== Records supplied
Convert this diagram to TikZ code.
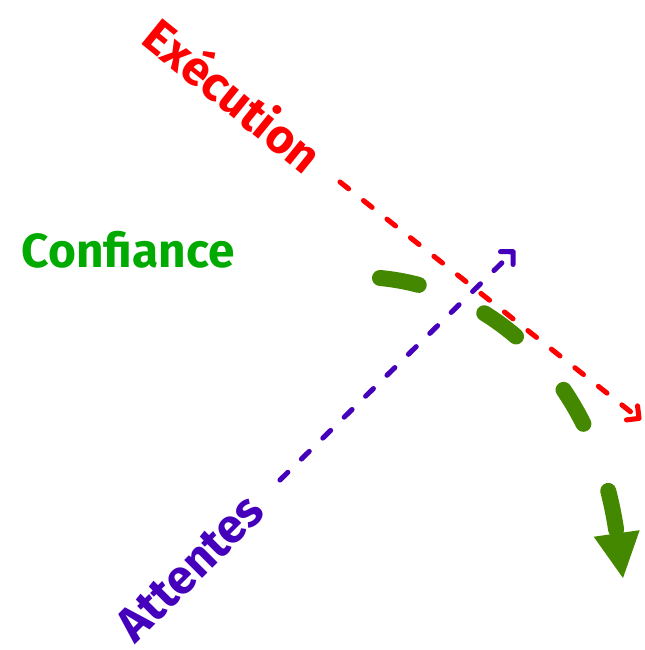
\documentclass[tikz,border=0pt]{standalone}
\usepackage{fontspec}
\setmainfont{Fira Sans}
\usepackage{tikz}
\usetikzlibrary{arrows.meta}
\definecolor{execred}{HTML}{FF0000}
\definecolor{trustgreen}{HTML}{00AA00}
\definecolor{trendgreen}{HTML}{448800}
\definecolor{expectblue}{HTML}{4400BB}

\begin{document}
\begin{tikzpicture}[
    lbl/.style={font=\bfseries\fontsize{34}{40}\selectfont, inner sep=0pt},
    axis/.style={line width=3.6pt, line cap=round, dash pattern=on 7.8pt off 13.5pt, -{Straight Barb[angle=90:9pt, round]}},
    trend/.style={line width=11.4pt, line cap=round, dash pattern=on 28pt off 51pt, -{Triangle[length=32pt, width=33pt, line width=0pt]}},
]
\useasboundingbox (0,0) rectangle (16.1,16.25);

% Labels
\node[lbl, text=execred, rotate=-39] (exec) at (5.85,13.9) {Exécution};
\node[lbl, text=trustgreen] (trust) at (3.2,10.0) {Confiance};
\node[lbl, text=expectblue, rotate=45] (expect) at (4.75,2.05) {Attentes};

% Line ends
\coordinate (execA) at (8.5,11.7);
\coordinate (execB) at (16.025,5.75);
\coordinate (expectA) at (7.0,4.25);
\coordinate (expectB) at (12.875,10.0);
\coordinate (trustA) at (9.5,9.3);
\coordinate (trustB) at (15.575,1.8);

% Arrows
\draw[axis, execred] (execA) -- (execB);
\draw[axis, expectblue] (expectA) -- (expectB);
\draw[trend, trendgreen] (trustA) .. controls (12.2,9.05) and (14.85,6.9) .. (trustB);

\end{tikzpicture}
\end{document}
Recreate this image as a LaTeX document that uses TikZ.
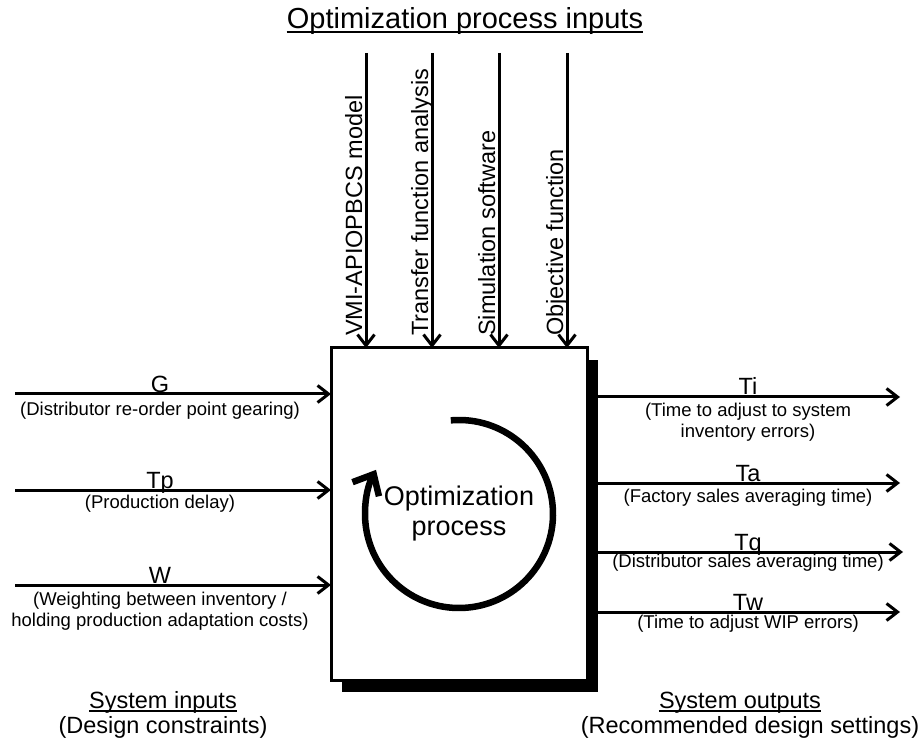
\documentclass[tikz,border=0pt]{standalone}
\usepackage{fontspec}
\setmainfont{Liberation Sans}
\usetikzlibrary{arrows.meta,shadows}

\newcommand{\titlesz}{\fontsize{29}{32}\selectfont}
\newcommand{\midsz}{\fontsize{23.5}{25}\selectfont}
\newcommand{\procsz}{\fontsize{27}{30}\selectfont}
\newcommand{\descsz}{\fontsize{18.5}{20.5}\selectfont}

\tikzset{
  flow/.style={line width=3pt, -{Straight Barb[length=11pt,width=17pt]}},
  varlbl/.style={font=\midsz, inner sep=0pt, anchor=base},
  desclbl/.style={font=\descsz, inner sep=0pt, anchor=north, align=center},
  toplbl/.style={font=\midsz, inner sep=0pt, anchor=base west, rotate=90},
  heading/.style={font=\midsz, inner sep=0pt, anchor=base},
  underbar/.style={line width=1.6pt},
}

\begin{document}
\begin{tikzpicture}[x=1pt,y=1pt]
    \useasboundingbox (0,0) rectangle (919,-743);

    % Process box with its shadow
    \node[draw, line width=3pt, fill=white, inner sep=0pt, outer sep=0pt,
          minimum width=256pt, minimum height=332pt, anchor=north west,
          drop shadow={shadow xshift=11pt, shadow yshift=-12pt, fill=black, opacity=1}]
          (optbox) at (331,-348) {};

    % Loop arrow and process name
    \draw[line width=6.5pt, -{Straight Barb[length=17pt,width=30pt]}]
        ([shift={(95:94)}]optbox.center) arc[start angle=95, end angle=-208, radius=94];
    \node[font=\procsz, align=center, inner sep=0pt] (proc) at (optbox.center) {Optimization\\process};

    % Optimization process inputs
    \node[font=\titlesz, inner sep=0pt, anchor=base] (inputs-title) at (465,-29) {Optimization process inputs};
    \draw[underbar] ([yshift=-3pt]inputs-title.base west) -- ([yshift=-3pt]inputs-title.base east);

    \coordinate (vmi-top) at (366,-53);
    \draw[flow] (vmi-top) -- (vmi-top |- optbox.north);
    \node[toplbl] (vmi-lbl) at (362,-336) {VMI-APIOPBCS model};

    \coordinate (tf-top) at (432,-53);
    \draw[flow] (tf-top) -- (tf-top |- optbox.north);
    \node[toplbl] (tf-lbl) at (428,-336) {Transfer function analysis};

    \coordinate (sim-top) at (499,-53);
    \draw[flow] (sim-top) -- (sim-top |- optbox.north);
    \node[toplbl] (sim-lbl) at (495,-336) {Simulation software};

    \coordinate (obj-top) at (567,-53);
    \draw[flow] (obj-top) -- (obj-top |- optbox.north);
    \node[toplbl] (obj-lbl) at (563,-336) {Objective function};

    % System inputs
    \coordinate (g-src) at (15,-394);
    \draw[flow] (g-src) -- (g-src -| optbox.west);
    \node[varlbl] (g-lbl) at (160,-392) {G};
    \node[desclbl] (g-desc) at (160,-402) {(Distributor re-order point gearing)};

    \coordinate (tp-src) at (15,-490);
    \draw[flow] (tp-src) -- (tp-src -| optbox.west);
    \node[varlbl] (tp-lbl) at (160,-488) {Tp};
    \node[desclbl] (tp-desc) at (160,-495) {(Production delay)};

    \coordinate (w-src) at (15,-585);
    \draw[flow] (w-src) -- (w-src -| optbox.west);
    \node[varlbl] (w-lbl) at (160,-583) {W};
    \node[desclbl] (w-desc) at (160,-592) {(Weighting between inventory /\\holding production adaptation costs)};

    % System outputs
    \coordinate (ti-dst) at (900,-397);
    \draw[flow] (ti-dst -| optbox.east) -- (ti-dst);
    \node[varlbl] (ti-lbl) at (748,-395) {Ti};
    \node[desclbl] (ti-desc) at (748,-403) {(Time to adjust to system\\inventory errors)};

    \coordinate (ta-dst) at (900,-483);
    \draw[flow] (ta-dst -| optbox.east) -- (ta-dst);
    \node[varlbl] (ta-lbl) at (748,-481) {Ta};
    \node[desclbl] (ta-desc) at (748,-489) {(Factory sales averaging time)};

    \coordinate (tq-dst) at (903,-552);
    \draw[flow] (tq-dst -| optbox.east) -- (tq-dst);
    \node[varlbl] (tq-lbl) at (748,-550) {Tq};
    \node[desclbl] (tq-desc) at (748,-554) {(Distributor sales averaging time)};

    \coordinate (tw-dst) at (900,-612);
    \draw[flow] (tw-dst -| optbox.east) -- (tw-dst);
    \node[varlbl] (tw-lbl) at (748,-610) {Tw};
    \node[desclbl] (tw-desc) at (748,-615) {(Time to adjust WIP errors)};

    % Bottom headings
    \node[heading] (sysin) at (163,-708) {System inputs};
    \draw[underbar] ([yshift=-3pt]sysin.base west) -- ([yshift=-3pt]sysin.base east);
    \node[heading] (sysin-sub) at (163,-733) {(Design constraints)};
    \node[heading] (sysout) at (740,-708) {System outputs};
    \draw[underbar] ([yshift=-3pt]sysout.base west) -- ([yshift=-3pt]sysout.base east);
    \node[heading] (sysout-sub) at (750,-733) {(Recommended design settings)};
\end{tikzpicture}
\end{document}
====
* [Set problem]
From the listing above, repeat only the lines between the line containing "Recreate this image" and the line containing "(sim-lbl) at (495,-336)", those two included. Pictures are not part of the copy.

* [Answer to this task]
Recreate this image as a LaTeX document that uses TikZ.
\documentclass[tikz,border=0pt]{standalone}
\usepackage{fontspec}
\setmainfont{Liberation Sans}
\usetikzlibrary{arrows.meta,shadows}

\newcommand{\titlesz}{\fontsize{29}{32}\selectfont}
\newcommand{\midsz}{\fontsize{23.5}{25}\selectfont}
\newcommand{\procsz}{\fontsize{27}{30}\selectfont}
\newcommand{\descsz}{\fontsize{18.5}{20.5}\selectfont}

\tikzset{
  flow/.style={line width=3pt, -{Straight Barb[length=11pt,width=17pt]}},
  varlbl/.style={font=\midsz, inner sep=0pt, anchor=base},
  desclbl/.style={font=\descsz, inner sep=0pt, anchor=north, align=center},
  toplbl/.style={font=\midsz, inner sep=0pt, anchor=base west, rotate=90},
  heading/.style={font=\midsz, inner sep=0pt, anchor=base},
  underbar/.style={line width=1.6pt},
}

\begin{document}
\begin{tikzpicture}[x=1pt,y=1pt]
    \useasboundingbox (0,0) rectangle (919,-743);

    % Process box with its shadow
    \node[draw, line width=3pt, fill=white, inner sep=0pt, outer sep=0pt,
          minimum width=256pt, minimum height=332pt, anchor=north west,
          drop shadow={shadow xshift=11pt, shadow yshift=-12pt, fill=black, opacity=1}]
          (optbox) at (331,-348) {};

    % Loop arrow and process name
    \draw[line width=6.5pt, -{Straight Barb[length=17pt,width=30pt]}]
        ([shift={(95:94)}]optbox.center) arc[start angle=95, end angle=-208, radius=94];
    \node[font=\procsz, align=center, inner sep=0pt] (proc) at (optbox.center) {Optimization\\process};

    % Optimization process inputs
    \node[font=\titlesz, inner sep=0pt, anchor=base] (inputs-title) at (465,-29) {Optimization process inputs};
    \draw[underbar] ([yshift=-3pt]inputs-title.base west) -- ([yshift=-3pt]inputs-title.base east);

    \coordinate (vmi-top) at (366,-53);
    \draw[flow] (vmi-top) -- (vmi-top |- optbox.north);
    \node[toplbl] (vmi-lbl) at (362,-336) {VMI-APIOPBCS model};

    \coordinate (tf-top) at (432,-53);
    \draw[flow] (tf-top) -- (tf-top |- optbox.north);
    \node[toplbl] (tf-lbl) at (428,-336) {Transfer function analysis};

    \coordinate (sim-top) at (499,-53);
    \draw[flow] (sim-top) -- (sim-top |- optbox.north);
    \node[toplbl] (sim-lbl) at (495,-336) {Simulation software};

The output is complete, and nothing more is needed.